The new capability that Seager is referring to is the next generation of space telescopes that will succeed the likes of the Hubble, Kepler and Spitzer to better identify smaller, Earth-size planets and search for biosignatures emanating from their surfaces or atmospheres. NASA’s James Webb Space Telescope (JWST), with a mirror almost three times larger than Hubble’s, and the Transiting Exoplanet Survey Satellite (TESS) are scheduled for launch in 2018 and 2017, respectively, and will team up to identify and then study potentially habitable or even potentially inhabited exoplanets.
Since the 1990s, there has been a boom in data confirming that our galaxy, our universe and even the unexplored corners of our solar system are utterly littered with planets and other large chunks of rock, some hosting ice, water, lakes, oceans and the building blocks of life.
Most of these discoveries — from the possibly warm “soda ocean” beneath the surface of Saturn’s moon Enceladus to Kepler 186-f, an Earth-size planet in the constellation Cygnus some 500 light-years away that may hold water — have been made with telescopes and technology designed and built pre-Facebook and pre-iPhone. The Hubble space telescope, a veteran workhorse of space exploration, was built in the 1980s.

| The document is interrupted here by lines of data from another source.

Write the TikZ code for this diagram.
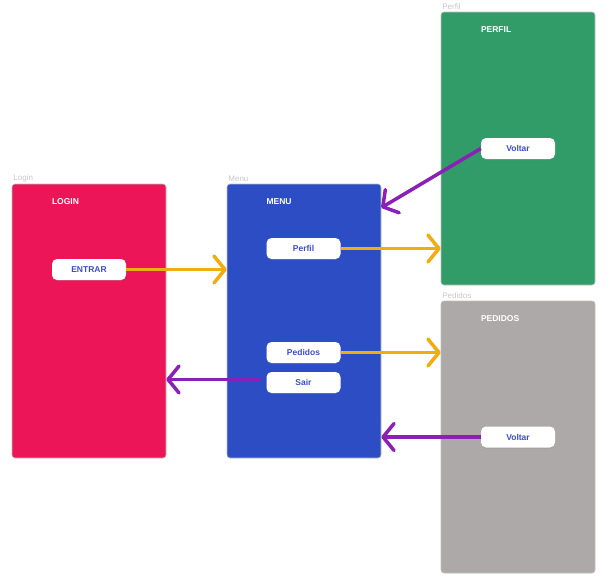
\documentclass[tikz,border=0pt]{standalone}
\usepackage{fontspec}
\setmainfont{Liberation Sans}
\usetikzlibrary{positioning, arrows.meta, shadows}

\definecolor{loginred}{HTML}{EC1558}
\definecolor{menublue}{HTML}{2C4DC4}
\definecolor{perfilgreen}{HTML}{329C69}
\definecolor{pedidosgray}{HTML}{ADA9A8}
\definecolor{goyellow}{HTML}{F0AD0E}
\definecolor{backpurple}{HTML}{8B20B9}
\definecolor{btntext}{HTML}{3B50C8}

\begin{document}
\begin{tikzpicture}[
    x=1pt, y=-1pt,
    on grid,
    screen/.style={rectangle, rounded corners=3pt, minimum width=154pt, minimum height=274pt, draw=black!25, line width=0.6pt},
    tag/.style={font=\fontsize{8}{9}\selectfont, text=black!22, anchor=south west, inner sep=1.5pt},
    title/.style={font=\fontsize{8.5}{10}\selectfont\bfseries, text=white, anchor=west, inner sep=0pt},
    button/.style={rectangle, rounded corners=5pt, fill=white, minimum width=74pt, minimum height=21pt, inner sep=0pt,
        font=\fontsize{8.5}{10}\selectfont\bfseries, text=btntext,
        drop shadow={shadow xshift=0pt, shadow yshift=-1pt, opacity=0.25}},
    go/.style={draw=goyellow, line width=3.5pt, -{Straight Barb[length=11pt,width=27pt,round]}},
    back/.style={draw=backpurple, line width=3.5pt, -{Straight Barb[length=11pt,width=27pt,round]}}
]
   \useasboundingbox (0,0) rectangle (610,587);

   % Screens
   \node[screen, fill=loginred] (login) at (89,321) {};
   \node[screen, fill=menublue] (menu) [right=215pt of login] {};
   \node[screen, fill=perfilgreen, minimum height=273pt] (perfil) at (518,148.5) {};
   \node[screen, fill=pedidosgray, minimum height=272pt] (pedidos) [below=288.5pt of perfil] {};

   % Screen tags
   \node[tag] at (login.north west) {Login};
   \node[tag] at (menu.north west) {Menu};
   \node[tag] at (perfil.north west) {Perfil};
   \node[tag] at (pedidos.north west) {Pedidos};

   % Buttons
   \node[button] (entrar) at (89,269.5) {ENTRAR};
   \node[button] (bperfil) at (303.5,248.5) {Perfil};
   \node[button] (bpedidos) at (303.5,352.5) {Pedidos};
   \node[button] (sair) at (303.5,382.5) {Sair};
   \node[button] (voltarA) at (perfil.center) {Voltar};
   \node[button] (voltarB) at (pedidos.center) {Voltar};

   % Titles
   \node[title] at (entrar.west |- 0,202) {LOGIN};
   \node[title] at (bperfil.west |- 0,202) {MENU};
   \node[title] at (voltarA.west |- 0,30) {PERFIL};
   \node[title] at (voltarB.west |- 0,319) {PEDIDOS};

   \coordinate (menuback) at ([yshift=-24pt]menu.north east);

   % Transitions
   \draw[go] (entrar) -- (entrar -| menu.west);
   \draw[go] (bperfil) -- (bperfil -| perfil.west);
   \draw[go] (bpedidos) -- (bpedidos -| pedidos.west);
   \draw[back, shorten <=5pt] ([yshift=3pt]sair.west) -- ([yshift=3pt]sair.west -| login.east);
   \draw[back] (voltarA.west) -- (menuback);
   \draw[back] (voltarB.west) -- (voltarB.west -| menu.east);
\end{tikzpicture}
\end{document}
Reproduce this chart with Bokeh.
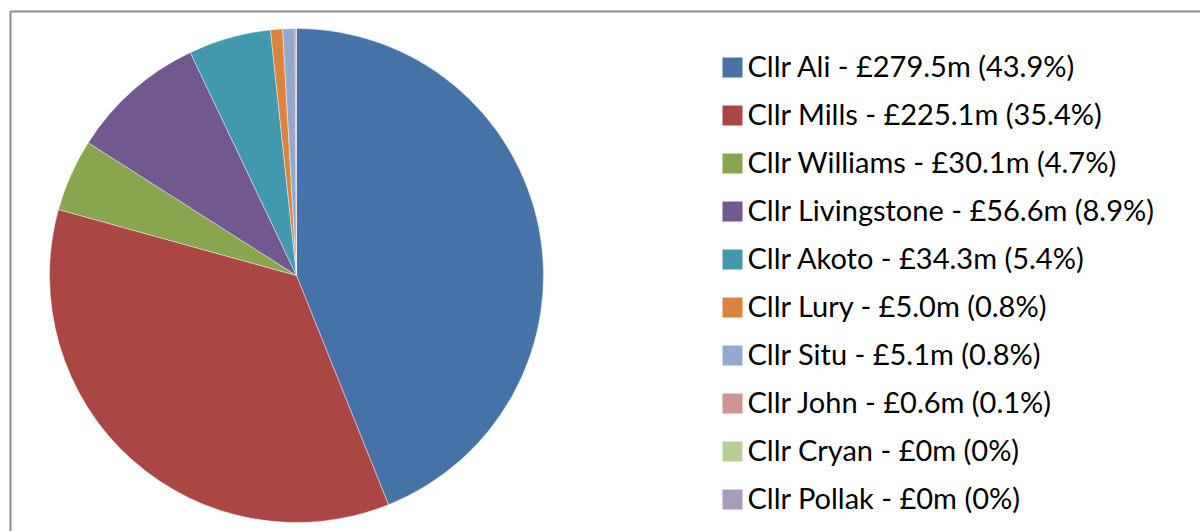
import math
from bokeh.plotting import figure
from bokeh.models import ColumnDataSource, Range1d
from bokeh.core.properties import value
from bokeh.embed import file_html
from bokeh.resources import INLINE

names = ["Cllr Ali", "Cllr Mills", "Cllr Williams", "Cllr Livingstone", "Cllr Akoto",
         "Cllr Lury", "Cllr Situ", "Cllr John", "Cllr Cryan", "Cllr Pollak"]
amounts = [279.5, 225.1, 30.1, 56.6, 34.3, 5.0, 5.1, 0.6, 0.0, 0.0]
amount_labels = ["£279.5m", "£225.1m", "£30.1m", "£56.6m", "£34.3m",
                 "£5.0m", "£5.1m", "£0.6m", "£0m", "£0m"]
pct_labels = ["43.9%", "35.4%", "4.7%", "8.9%", "5.4%", "0.8%", "0.8%", "0.1%", "0%", "0%"]
colors = ["#4572A7", "#AA4643", "#89A54E", "#71588F", "#4198AF",
          "#DB843D", "#93A9CF", "#D19392", "#B9CD96", "#A99BBD"]

W, H = 1200, 531
p = figure(width=W, height=H, output_backend="svg", toolbar_location=None,
           x_range=Range1d(0, W), y_range=Range1d(0, H), min_border=0)
p.axis.visible = False
p.grid.visible = False
p.outline_line_color = None
p.background_fill_color = "white"
p.border_fill_color = "white"

# chart area frame (only top and left edges visible in the window)
p.quad(left=[10], right=[1300], top=[531 - 11], bottom=[-100],
       fill_color=None, line_color="#8c8c8c", line_width=2)

# pie
total = sum(amounts)
starts, ends, wcolors = [], [], []
cum = 0.0
for a, c in zip(amounts, colors):
    if a > 0:
        s = math.pi / 2 - 2 * math.pi * cum / total
        e = math.pi / 2 - 2 * math.pi * (cum + a) / total
        starts.append(s)
        ends.append(e)
        wcolors.append(c)
    cum += a
src = ColumnDataSource(dict(start=starts, end=ends, color=wcolors))
cx, cy, r = 296, 531 - 275, 247
p.wedge(x=cx, y=cy, radius=r, start_angle="start", end_angle="end", direction="clock",
        fill_color="color", line_color="white", line_width=0.6, line_alpha=0.7, source=src)

# legend
row0, step = 531 - 67, 48
lx = [732] * len(names)
ly = [row0 - i * step for i in range(len(names))]
labels = [f"{n} - {a} ({pc})" for n, a, pc in zip(names, amount_labels, pct_labels)]
lsrc = ColumnDataSource(dict(x=lx, y=ly, ty=[v + 2 for v in ly], tx=[747] * len(names),
                             color=colors, text=labels))
p.rect(x="x", y="y", width=20, height=20, fill_color="color", line_color=None, source=lsrc)
p.text(x="tx", y="ty", text="text", source=lsrc, text_font=value("Lato"),
       text_font_size="29px", text_baseline="middle", text_align="left", text_color="black")

open("out.html", "w").write(file_html(p, INLINE))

When it comes to searching the cosmos for signs of life, it’s kind of like we’re living in the age of Google, but still relying on the microfiche machine in the back of the library to help us find what we’re looking for.
“If we want to study (many more) potentially habitable terrestrial planets around nearby stars, there are a couple of things that we need. First, if we plan to observe them with JWST we need to find planets eclipsing bright, nearby, low-mass stars,” Heather Knutson, an assistant professor of planetary science at the California Institute of Technology, told CNET’s Crave blog. “TESS is a crucial step in this process because it will find the closest, brightest transiting planet systems that will make ideal targets for JWST to characterize.”
Astrobiologists won’t look through the JWST and see real-life Wookiees orKlingons waving back at us, but it will allow distant rocky planets and their characteristics to begin to come into focus, in a manner of speaking. Right now, Hubble has a hard time characterizing smaller planets, so this is an important step toward identifying far-off Earth cousins and their characteristics.
The 7 confirmed exoplanets most likely to host life (pictures)8 PHOTOS
The next step to ID’ing E.T., even in microscopic form, would be to get a positive hit for biosignature gases — such as methane, oxygen or carbon dioxide, just to name the familiar ones — from one of these planets.
While Knutson believes “we certainly won’t be able to detect biosignatures” with JWST, Seager is not quite so pessimistic, having said it could be the telescope’s most exciting discovery, but would require good luck.
But we’ve mentioned just two of the planned new telescopes to come in the next decade. NASA’s Wide-Field Infrared Survey Telescope (WFIRST); the European Space Agency’s Gaia (launched 2013) and planned PLATO satellites; new ground-based telescopes in Hawaii, Chile (the Giant Magellan Telescope) and elsewhere, as well as Seager’s own Starshade project, which she explains in the TEDx talk embedded below, will all contribute to the search for distant life over the next 15 years or more.